Print, word for word, the opening line of the data below and every line after it through the line that contains "0.0088, 0.0086, 0.0081, 0.0080, 0.0075, 0.0073, 0.0071, 0.0070];", but not the pictures.

Data extract:
====

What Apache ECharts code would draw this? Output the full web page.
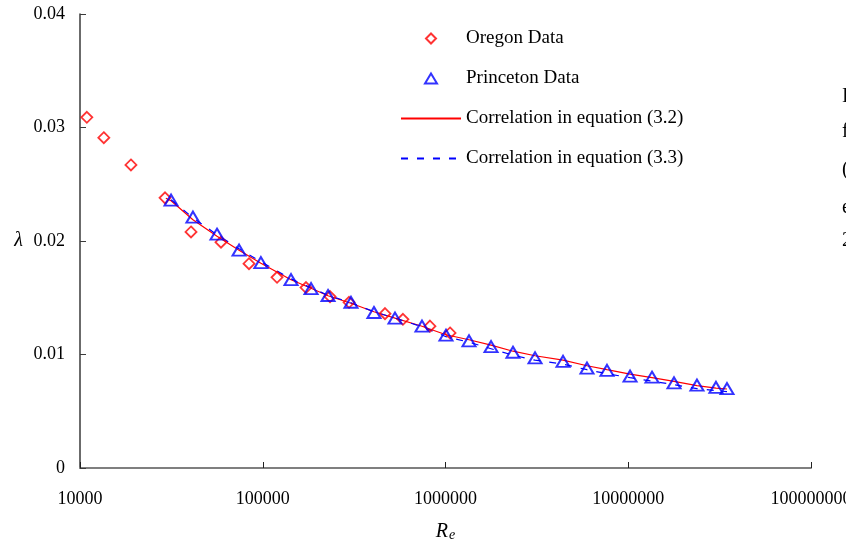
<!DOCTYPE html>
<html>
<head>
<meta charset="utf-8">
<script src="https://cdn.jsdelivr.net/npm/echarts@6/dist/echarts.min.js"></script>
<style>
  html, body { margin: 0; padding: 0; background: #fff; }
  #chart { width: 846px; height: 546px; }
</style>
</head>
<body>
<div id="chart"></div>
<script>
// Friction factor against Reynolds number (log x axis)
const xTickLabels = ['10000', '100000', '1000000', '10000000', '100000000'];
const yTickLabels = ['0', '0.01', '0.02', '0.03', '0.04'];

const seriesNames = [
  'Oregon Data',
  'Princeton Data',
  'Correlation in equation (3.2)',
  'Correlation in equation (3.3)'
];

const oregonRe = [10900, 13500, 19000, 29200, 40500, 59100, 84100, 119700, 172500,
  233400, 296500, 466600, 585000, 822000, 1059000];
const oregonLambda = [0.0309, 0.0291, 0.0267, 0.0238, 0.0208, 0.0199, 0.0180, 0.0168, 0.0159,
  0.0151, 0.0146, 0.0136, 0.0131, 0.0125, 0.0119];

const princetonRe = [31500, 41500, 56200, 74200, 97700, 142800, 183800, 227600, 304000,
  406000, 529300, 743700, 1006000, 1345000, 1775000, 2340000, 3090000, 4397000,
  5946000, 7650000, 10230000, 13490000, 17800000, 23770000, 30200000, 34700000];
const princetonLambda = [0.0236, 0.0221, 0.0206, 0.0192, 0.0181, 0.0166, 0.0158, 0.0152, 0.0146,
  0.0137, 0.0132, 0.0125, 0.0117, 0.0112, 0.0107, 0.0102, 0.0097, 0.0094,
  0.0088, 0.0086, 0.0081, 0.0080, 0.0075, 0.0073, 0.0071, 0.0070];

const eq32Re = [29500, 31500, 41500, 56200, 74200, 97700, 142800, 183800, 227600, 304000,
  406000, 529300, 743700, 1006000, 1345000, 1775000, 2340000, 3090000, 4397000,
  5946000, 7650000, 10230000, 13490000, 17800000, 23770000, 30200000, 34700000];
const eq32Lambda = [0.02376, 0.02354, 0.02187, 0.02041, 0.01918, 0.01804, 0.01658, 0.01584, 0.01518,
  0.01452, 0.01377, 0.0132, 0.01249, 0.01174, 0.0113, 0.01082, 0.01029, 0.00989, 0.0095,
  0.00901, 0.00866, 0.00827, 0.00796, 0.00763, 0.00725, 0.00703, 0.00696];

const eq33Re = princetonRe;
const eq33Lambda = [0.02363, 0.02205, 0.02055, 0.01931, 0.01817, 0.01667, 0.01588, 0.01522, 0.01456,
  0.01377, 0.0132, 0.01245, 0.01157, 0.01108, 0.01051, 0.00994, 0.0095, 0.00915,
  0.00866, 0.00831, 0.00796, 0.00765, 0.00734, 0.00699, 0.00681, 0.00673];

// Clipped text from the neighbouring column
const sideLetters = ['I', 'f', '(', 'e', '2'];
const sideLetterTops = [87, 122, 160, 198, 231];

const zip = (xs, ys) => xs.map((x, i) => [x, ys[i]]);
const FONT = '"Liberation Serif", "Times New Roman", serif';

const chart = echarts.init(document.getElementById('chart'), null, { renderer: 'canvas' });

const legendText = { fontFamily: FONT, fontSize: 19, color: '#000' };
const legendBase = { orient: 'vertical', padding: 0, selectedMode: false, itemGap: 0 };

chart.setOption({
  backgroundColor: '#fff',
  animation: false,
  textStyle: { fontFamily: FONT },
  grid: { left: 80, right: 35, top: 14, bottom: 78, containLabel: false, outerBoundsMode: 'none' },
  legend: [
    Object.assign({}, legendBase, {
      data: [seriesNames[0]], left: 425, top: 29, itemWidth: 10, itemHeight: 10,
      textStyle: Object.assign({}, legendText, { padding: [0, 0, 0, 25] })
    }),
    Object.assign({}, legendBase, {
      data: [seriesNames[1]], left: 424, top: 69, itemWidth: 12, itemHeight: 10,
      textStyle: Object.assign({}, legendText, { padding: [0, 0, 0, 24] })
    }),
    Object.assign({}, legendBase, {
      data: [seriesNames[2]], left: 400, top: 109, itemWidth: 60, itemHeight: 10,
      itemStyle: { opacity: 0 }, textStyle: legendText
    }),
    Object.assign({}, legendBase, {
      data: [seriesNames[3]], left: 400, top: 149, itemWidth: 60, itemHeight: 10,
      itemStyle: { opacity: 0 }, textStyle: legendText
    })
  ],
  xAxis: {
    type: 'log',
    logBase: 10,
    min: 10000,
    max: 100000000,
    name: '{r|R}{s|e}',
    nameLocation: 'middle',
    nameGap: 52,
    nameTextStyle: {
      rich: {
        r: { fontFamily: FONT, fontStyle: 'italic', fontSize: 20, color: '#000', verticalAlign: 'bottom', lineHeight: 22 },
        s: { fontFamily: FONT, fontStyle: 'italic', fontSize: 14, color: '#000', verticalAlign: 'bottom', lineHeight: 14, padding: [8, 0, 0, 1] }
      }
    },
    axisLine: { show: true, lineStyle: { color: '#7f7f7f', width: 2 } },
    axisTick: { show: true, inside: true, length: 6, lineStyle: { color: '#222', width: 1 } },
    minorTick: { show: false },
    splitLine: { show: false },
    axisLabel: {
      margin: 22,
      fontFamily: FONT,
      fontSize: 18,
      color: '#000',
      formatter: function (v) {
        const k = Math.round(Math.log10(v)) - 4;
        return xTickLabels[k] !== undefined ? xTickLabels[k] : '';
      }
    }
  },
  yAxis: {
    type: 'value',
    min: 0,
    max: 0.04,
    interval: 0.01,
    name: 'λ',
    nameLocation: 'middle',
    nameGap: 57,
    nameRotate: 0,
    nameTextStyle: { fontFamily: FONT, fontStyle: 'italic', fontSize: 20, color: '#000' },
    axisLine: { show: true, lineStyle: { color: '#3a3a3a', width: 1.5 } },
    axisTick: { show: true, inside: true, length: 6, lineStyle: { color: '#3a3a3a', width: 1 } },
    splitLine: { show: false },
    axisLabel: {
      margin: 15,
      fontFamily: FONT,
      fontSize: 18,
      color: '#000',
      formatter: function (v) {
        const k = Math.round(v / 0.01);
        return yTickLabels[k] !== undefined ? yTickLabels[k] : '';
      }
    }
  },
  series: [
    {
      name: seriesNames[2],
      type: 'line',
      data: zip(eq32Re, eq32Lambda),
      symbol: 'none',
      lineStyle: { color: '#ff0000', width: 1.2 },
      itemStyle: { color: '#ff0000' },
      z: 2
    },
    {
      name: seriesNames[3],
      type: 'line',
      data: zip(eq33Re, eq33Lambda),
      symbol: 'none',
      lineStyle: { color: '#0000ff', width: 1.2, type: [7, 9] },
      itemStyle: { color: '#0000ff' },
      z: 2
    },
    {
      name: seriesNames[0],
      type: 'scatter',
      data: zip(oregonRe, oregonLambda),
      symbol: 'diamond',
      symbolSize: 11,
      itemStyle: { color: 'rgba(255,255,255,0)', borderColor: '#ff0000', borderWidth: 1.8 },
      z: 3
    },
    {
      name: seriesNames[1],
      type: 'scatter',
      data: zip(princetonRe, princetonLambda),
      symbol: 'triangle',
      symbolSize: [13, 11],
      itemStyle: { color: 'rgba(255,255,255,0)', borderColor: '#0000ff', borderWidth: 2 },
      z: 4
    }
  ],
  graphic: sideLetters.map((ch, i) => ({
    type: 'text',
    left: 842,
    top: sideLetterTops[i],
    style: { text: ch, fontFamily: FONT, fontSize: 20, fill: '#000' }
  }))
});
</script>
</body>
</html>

====

Problem solution:
What Apache ECharts code would draw this? Output the full web page.
<!DOCTYPE html>
<html>
<head>
<meta charset="utf-8">
<script src="https://cdn.jsdelivr.net/npm/echarts@6/dist/echarts.min.js"></script>
<style>
  html, body { margin: 0; padding: 0; background: #fff; }
  #chart { width: 846px; height: 546px; }
</style>
</head>
<body>
<div id="chart"></div>
<script>
// Friction factor against Reynolds number (log x axis)
const xTickLabels = ['10000', '100000', '1000000', '10000000', '100000000'];
const yTickLabels = ['0', '0.01', '0.02', '0.03', '0.04'];

const seriesNames = [
  'Oregon Data',
  'Princeton Data',
  'Correlation in equation (3.2)',
  'Correlation in equation (3.3)'
];

const oregonRe = [10900, 13500, 19000, 29200, 40500, 59100, 84100, 119700, 172500,
  233400, 296500, 466600, 585000, 822000, 1059000];
const oregonLambda = [0.0309, 0.0291, 0.0267, 0.0238, 0.0208, 0.0199, 0.0180, 0.0168, 0.0159,
  0.0151, 0.0146, 0.0136, 0.0131, 0.0125, 0.0119];

const princetonRe = [31500, 41500, 56200, 74200, 97700, 142800, 183800, 227600, 304000,
  406000, 529300, 743700, 1006000, 1345000, 1775000, 2340000, 3090000, 4397000,
  5946000, 7650000, 10230000, 13490000, 17800000, 23770000, 30200000, 34700000];
const princetonLambda = [0.0236, 0.0221, 0.0206, 0.0192, 0.0181, 0.0166, 0.0158, 0.0152, 0.0146,
  0.0137, 0.0132, 0.0125, 0.0117, 0.0112, 0.0107, 0.0102, 0.0097, 0.0094,
  0.0088, 0.0086, 0.0081, 0.0080, 0.0075, 0.0073, 0.0071, 0.0070];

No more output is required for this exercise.